__INSTRUCTIONS TO FOLLOW__. Exclude images, then output the remaining data verbatim.

--------------------------------------------------

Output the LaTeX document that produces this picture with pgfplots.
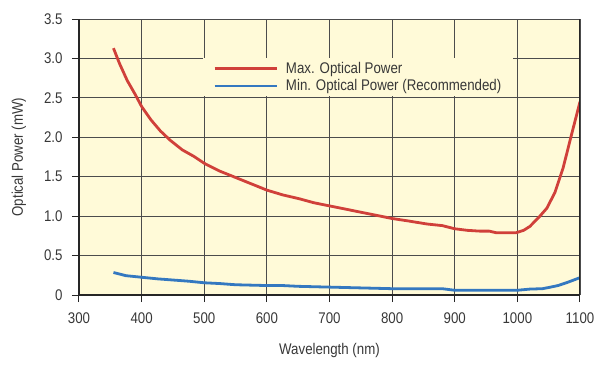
\documentclass[border=0pt]{standalone}
\usepackage{fontspec}
\setmainfont{Liberation Sans}[FakeStretch=0.86]
\usepackage{pgfplots}
\pgfplotsset{compat=1.18}
\definecolor{bg}{RGB}{255,250,216}
\definecolor{myred}{RGB}{208,64,58}
\definecolor{myblue}{RGB}{52,120,192}
\definecolor{txt}{RGB}{55,55,55}
\begin{document}
\begin{tikzpicture}
\path[use as bounding box] (-79bp,-73bp) rectangle (521bp,295bp);
\begin{axis}[
 scale only axis, width=501bp, height=276bp,
 xmin=300, xmax=1100, ymin=0, ymax=3.5,
 axis background/.style={fill=bg},
 axis x line*=bottom, axis y line*=left,
 axis line style={line width=1.6bp, black!85},
 xtick={300,400,...,1100},
 ytick={0,0.5,1,1.5,2,2.5,3,3.5},
 yticklabels={0,0.5,1.0,1.5,2.0,2.5,3.0,3.5},
 x tick label style={/pgf/number format/1000 sep={}},
 grid=major, grid style={line width=0.8bp, black!70},
 tick align=outside, major tick length=7bp, tick style={line width=1bp, black!85},
 /pgf/number format/assume math mode=true,
 ticklabel style={font=\fontsize{15.5}{17}\selectfont, text=txt},
 xticklabel style={yshift=-7bp},
 yticklabel style={xshift=-6bp},
 xlabel={Wavelength (nm)},
 ylabel={Optical Power (mW)},
 label style={font=\fontsize{15.5}{17}\selectfont, text=txt},
 xlabel style={at={(axis description cs:0.5,-0.2)}, anchor=center},
 ylabel style={at={(axis description cs:-0.12,0.5)}, anchor=center},
 legend image code/.code={\draw[#1] (0bp,0bp) -- (62bp,0bp); \path (68bp,0bp);},
 legend cell align=left,
 legend style={draw=none, fill=bg, at={(rel axis cs:0.2475,0.858)}, anchor=north west,
   inner xsep=10bp, inner ysep=2bp, row sep=0.5bp,
   nodes={inner sep=2bp}, font=\fontsize{15.5}{17}\selectfont, text=txt},
]
\addplot[myred, line width=2.8bp] coordinates {
(355,3.13) (365,2.93) (377,2.72) (390,2.54) (400,2.39) (415,2.22) (430,2.08) (446,1.96)
(465,1.84) (483,1.76) (500,1.67) (525,1.57) (547,1.50) (575,1.41) (600,1.33) (625,1.27)
(652,1.22) (675,1.17) (700,1.13) (725,1.09) (750,1.05) (775,1.01) (800,0.97) (825,0.94)
(856,0.90) (880,0.88) (900,0.84) (920,0.82) (940,0.81) (955,0.81) (966,0.79) (998,0.79)
(1010,0.82) (1020,0.87) (1036,1.00) (1047,1.10) (1060,1.30) (1073,1.61) (1087,2.05) (1100,2.45)
};
\addlegendentry{Max. Optical Power}
\addplot[myblue, line width=2.8bp] coordinates {
(355,0.285) (375,0.245) (400,0.225) (425,0.205) (450,0.19) (475,0.175) (500,0.155) (525,0.145)
(550,0.13) (575,0.125) (600,0.12) (625,0.12) (650,0.11) (675,0.105) (700,0.10) (750,0.09)
(800,0.08) (850,0.08) (880,0.08) (900,0.06) (950,0.06) (1000,0.06) (1020,0.075) (1040,0.08)
(1050,0.095) (1065,0.12) (1080,0.16) (1100,0.22)
};
\addlegendentry{Min. Optical Power (Recommended)}
\draw[line width=1.6bp, black!85] (rel axis cs:1,0) -- (rel axis cs:1,1);
\end{axis}
\end{tikzpicture}
\end{document}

--------------------------------------------------

__THE SOLUTION__.
Output the LaTeX document that produces this picture with pgfplots.
\documentclass[border=0pt]{standalone}
\usepackage{fontspec}
\setmainfont{Liberation Sans}[FakeStretch=0.86]
\usepackage{pgfplots}
\pgfplotsset{compat=1.18}
\definecolor{bg}{RGB}{255,250,216}
\definecolor{myred}{RGB}{208,64,58}
\definecolor{myblue}{RGB}{52,120,192}
\definecolor{txt}{RGB}{55,55,55}
\begin{document}
\begin{tikzpicture}
\path[use as bounding box] (-79bp,-73bp) rectangle (521bp,295bp);
\begin{axis}[
 scale only axis, width=501bp, height=276bp,
 xmin=300, xmax=1100, ymin=0, ymax=3.5,
 axis background/.style={fill=bg},
 axis x line*=bottom, axis y line*=left,
 axis line style={line width=1.6bp, black!85},
 xtick={300,400,...,1100},
 ytick={0,0.5,1,1.5,2,2.5,3,3.5},
 yticklabels={0,0.5,1.0,1.5,2.0,2.5,3.0,3.5},
 x tick label style={/pgf/number format/1000 sep={}},
 grid=major, grid style={line width=0.8bp, black!70},
 tick align=outside, major tick length=7bp, tick style={line width=1bp, black!85},
 /pgf/number format/assume math mode=true,
 ticklabel style={font=\fontsize{15.5}{17}\selectfont, text=txt},
 xticklabel style={yshift=-7bp},
 yticklabel style={xshift=-6bp},
 xlabel={Wavelength (nm)},
 ylabel={Optical Power (mW)},
 label style={font=\fontsize{15.5}{17}\selectfont, text=txt},
 xlabel style={at={(axis description cs:0.5,-0.2)}, anchor=center},
 ylabel style={at={(axis description cs:-0.12,0.5)}, anchor=center},
 legend image code/.code={\draw[#1] (0bp,0bp) -- (62bp,0bp); \path (68bp,0bp);},
 legend cell align=left,
 legend style={draw=none, fill=bg, at={(rel axis cs:0.2475,0.858)}, anchor=north west,
   inner xsep=10bp, inner ysep=2bp, row sep=0.5bp,
   nodes={inner sep=2bp}, font=\fontsize{15.5}{17}\selectfont, text=txt},
]
\addplot[myred, line width=2.8bp] coordinates {
(355,3.13) (365,2.93) (377,2.72) (390,2.54) (400,2.39) (415,2.22) (430,2.08) (446,1.96)
(465,1.84) (483,1.76) (500,1.67) (525,1.57) (547,1.50) (575,1.41) (600,1.33) (625,1.27)
(652,1.22) (675,1.17) (700,1.13) (725,1.09) (750,1.05) (775,1.01) (800,0.97) (825,0.94)
(856,0.90) (880,0.88) (900,0.84) (920,0.82) (940,0.81) (955,0.81) (966,0.79) (998,0.79)
(1010,0.82) (1020,0.87) (1036,1.00) (1047,1.10) (1060,1.30) (1073,1.61) (1087,2.05) (1100,2.45)
};
\addlegendentry{Max. Optical Power}
\addplot[myblue, line width=2.8bp] coordinates {
(355,0.285) (375,0.245) (400,0.225) (425,0.205) (450,0.19) (475,0.175) (500,0.155) (525,0.145)
(550,0.13) (575,0.125) (600,0.12) (625,0.12) (650,0.11) (675,0.105) (700,0.10) (750,0.09)
(800,0.08) (850,0.08) (880,0.08) (900,0.06) (950,0.06) (1000,0.06) (1020,0.075) (1040,0.08)
(1050,0.095) (1065,0.12) (1080,0.16) (1100,0.22)
};
\addlegendentry{Min. Optical Power (Recommended)}
\draw[line width=1.6bp, black!85] (rel axis cs:1,0) -- (rel axis cs:1,1);
\end{axis}
\end{tikzpicture}
\end{document}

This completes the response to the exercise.